In the sales market, a total of 378 retail property transactions were recorded in the first 10 months of 2019, down 32.9% y-o-y. A few notable transactions were recorded in the leasing market, including the high street shop units at the ex-Theatre Peng On on Avenida de Almeida Ribeiro and S. Paulo Commercial and Tourism Centre. Both units were leased at a rental much lower than that offered to each of their previous tenants. According to JLL Macau Retail Index, the overall retail capital values fell slightly by 0.4% y-o-y while overall retail rental values declined by 3.9% y-o-y in 2019. The overall retail yields maintained at around 1.7% as of end 2019.
“Due to the global and local economic uncertainties, we expect retail leasing demand to continue to face pressure in 2020. Macau has been famous as a tourist destination and for its diversity in dining options. Retailers in Macau tend to look for spaces at prime shopping centres for business expansion. Recently special dining operators from China who enter the Macau market for the first time, such as Haidilao, Tai Er and Heytea, have been active in seeking space for their business and has become the key driver for retail leasing demand. Enquires about retail leasing space increased by 50% in the previous quarter. We believe special dining and experiential entertainment operators, such as cinemas, electric vehicle centres and themed experiential entertainment parks, will be more active in 2020 and generate the most demand for retail leasing space in Macau,” says Oliver Tong.
“With the government’s loosening of the mortgage lending ratios for young, first-time buyers, MOP 8 million has become the borderline in terms of property values for residential mortgage lending. Upgraders who are planning to purchase a bigger size unit, however, will now need to get ready a huge lump sum for down payment due to the government’s tight control on loan-to value ratio for non first-time buyers. Currently, for a relatively new, three-bedroom unit, in general it costs over MOP 10 million.
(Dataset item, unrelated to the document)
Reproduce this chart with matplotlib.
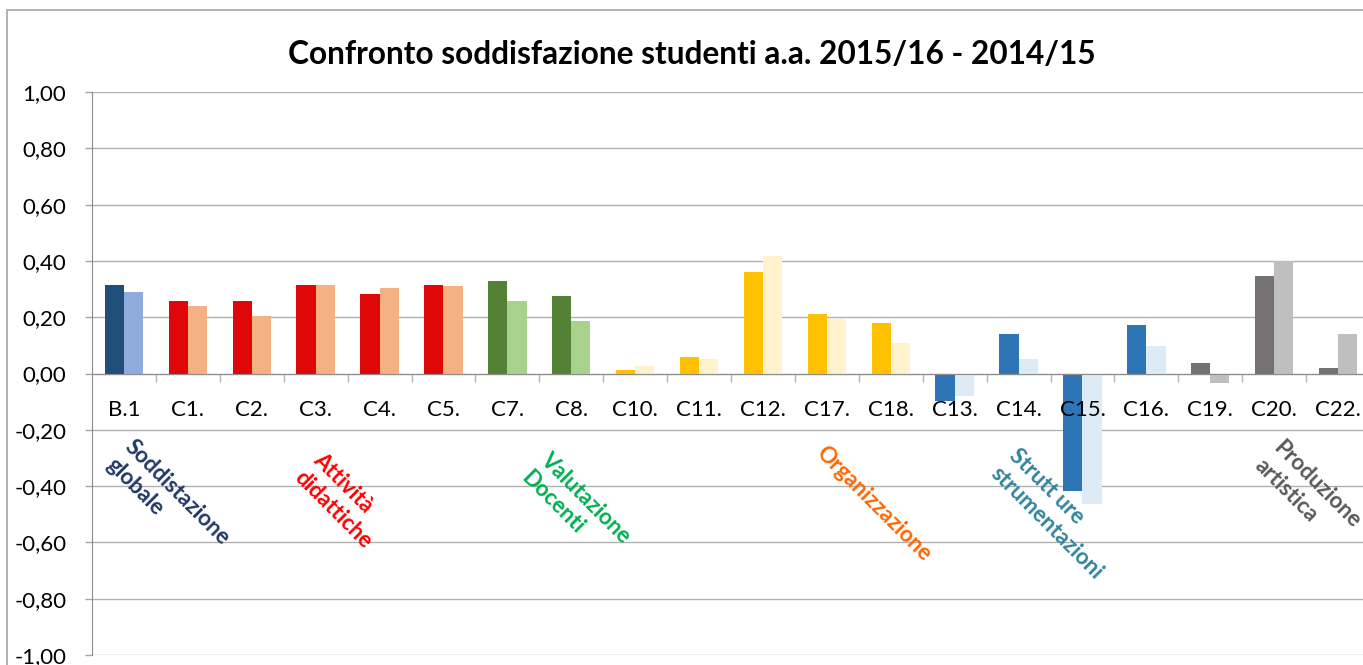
import matplotlib
matplotlib.use("Agg")
import matplotlib.pyplot as plt
from matplotlib.patches import Rectangle
from matplotlib.transforms import offset_copy
import numpy as np

plt.rcParams['font.family'] = ['Lato', 'DejaVu Sans']

# ---------------- data ----------------
categories = ['B.1', 'C1.', 'C2.', 'C3.', 'C4.', 'C5.', 'C7.', 'C8.', 'C10.', 'C11.',
              'C12.', 'C17.', 'C18.', 'C13.', 'C14.', 'C15.', 'C16.', 'C19.', 'C20.', 'C22.']
v_2015_16 = [0.316, 0.259, 0.259, 0.316, 0.281, 0.313, 0.327, 0.277, 0.014, 0.060,
             0.362, 0.213, 0.178, -0.098, 0.139, -0.416, 0.174, 0.039, 0.348, 0.018]
v_2014_15 = [0.288, 0.239, 0.205, 0.316, 0.302, 0.310, 0.256, 0.185, 0.028, 0.053,
             0.419, 0.192, 0.110, -0.080, 0.050, -0.462, 0.099, -0.034, 0.399, 0.139]
# group index for each category
group_of = [0, 1, 1, 1, 1, 1, 2, 2, 3, 3, 3, 3, 3, 4, 4, 4, 4, 5, 5, 5]
group_labels = ['Soddistazione\nglobale', 'Attività\ndidattiche', 'Valutazione\nDocenti',
                'Organizzazione', 'Strutt ure\nstrumentazioni', 'Produzione\nartistica']
yticks = [1.0, 0.8, 0.6, 0.4, 0.2, 0.0, -0.2, -0.4, -0.6, -0.8, -1.0]
title = 'Confronto soddisfazione studenti a.a. 2015/16 - 2014/15'

# ---------------- styles ----------------
dark_colors = ['#1F4E79', '#DF0707', '#548235', '#FFC000', '#2E75B6', '#767171']
light_colors = ['#8FAADC', '#F4B183', '#A9D18E', '#FFF2CC', '#DDEBF7', '#BFBFBF']
label_colors = ['#1F3864', '#FF0000', '#00B050', '#FF6600', '#31849B', '#595959']
# anchor (pixel) of each group label: top point of first line
label_anchor_px = [(136, 436), (324, 449), (551, 449), (827, 442), (1020, 445), (1284, 437)]

W, H = 1363, 665
fig = plt.figure(figsize=(W / 100, H / 100), dpi=100)

# chart area border
fig.patches.append(Rectangle((7 / W, -0.1), 1.2, 1 - 10 / H + 0.1, transform=fig.transFigure,
                             fill=False, edgecolor='#A6A6A6', linewidth=1.2))

ax = fig.add_axes([92 / W, 10 / H, 1278 / W, 563 / H])
x = np.arange(len(categories))
bw = 0.30
c_dark = [dark_colors[g] for g in group_of]
c_light = [light_colors[g] for g in group_of]
ax.bar(x - bw / 2, v_2015_16, width=bw, color=c_dark, zorder=3)
ax.bar(x + bw / 2, v_2014_15, width=bw, color=c_light, zorder=3)

ax.set_xlim(-0.5, len(categories) - 0.5)
ax.set_ylim(-1.0, 1.0)

ax.set_yticks(yticks)
ax.set_yticklabels([f"{v:.2f}".replace('.', ',') for v in yticks], fontsize=16)
ax.yaxis.grid(True, color='#B0B0B0', linewidth=1.0, zorder=0)
ax.tick_params(axis='y', length=5, width=1.0, color='#A6A6A6', pad=13.5)

ax.spines['top'].set_visible(False)
ax.spines['right'].set_visible(False)
ax.spines['left'].set_color('#8C8C8C')
ax.spines['bottom'].set_position(('data', 0))
ax.spines['bottom'].set_color('#8C8C8C')
ax.spines['bottom'].set_zorder(4)

# category labels drawn on top of bars
ax.set_xticks(x)
ax.set_xticklabels([])
ax.set_xticks(np.arange(0.5, len(categories) - 0.5), minor=True)
ax.tick_params(axis='x', which='major', length=0)
ax.tick_params(axis='x', which='minor', length=5.8, width=1.0, color='#B5B5B5', direction='out')
lab_tr = offset_copy(ax.transData, fig=fig, x=0, y=-26, units='dots')
for xi, c in zip(x, categories):
    ax.text(xi, 0, c, transform=lab_tr, ha='center', va='top', fontsize=16, zorder=6)

# title, fitted to width
t = fig.text(692 / W, 1 - 54 / H, title, ha='center', va='center', fontweight='bold', fontsize=20)
fig.canvas.draw()
r = fig.canvas.get_renderer()
w = t.get_window_extent(r).width
t.set_fontsize(20 * 810 / w)

for lab, col, (px, py) in zip(group_labels, label_colors, label_anchor_px):
    fig.text(px / W, 1 - py / H, lab, color=col, fontsize=16, fontweight='bold',
             rotation=-45, rotation_mode='anchor', ha='left', va='top',
             multialignment='left', linespacing=1.3)

fig.savefig('out.png', dpi=100)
Taking a four-person family living in a two-bedroom unit as an example. If they want to upgrade to a newer three-bedroom unit by selling their existing home, assuming they can afford the monthly mortgage repayment, they will still need to have enough funds of about MOP 7 million for settling the 60% down payment, pre-paying the additional stamp duty of 5% and paying other miscellaneous costs, as they can only apply for mortgage lending of up to 40%. We urge the government to review the mortgage guideline to improve the feasibility for existing home owners to sell their properties in the secondary market to increase the residential supply in the private market,” comments Gregory Ku, Managing Director at JLL Macau.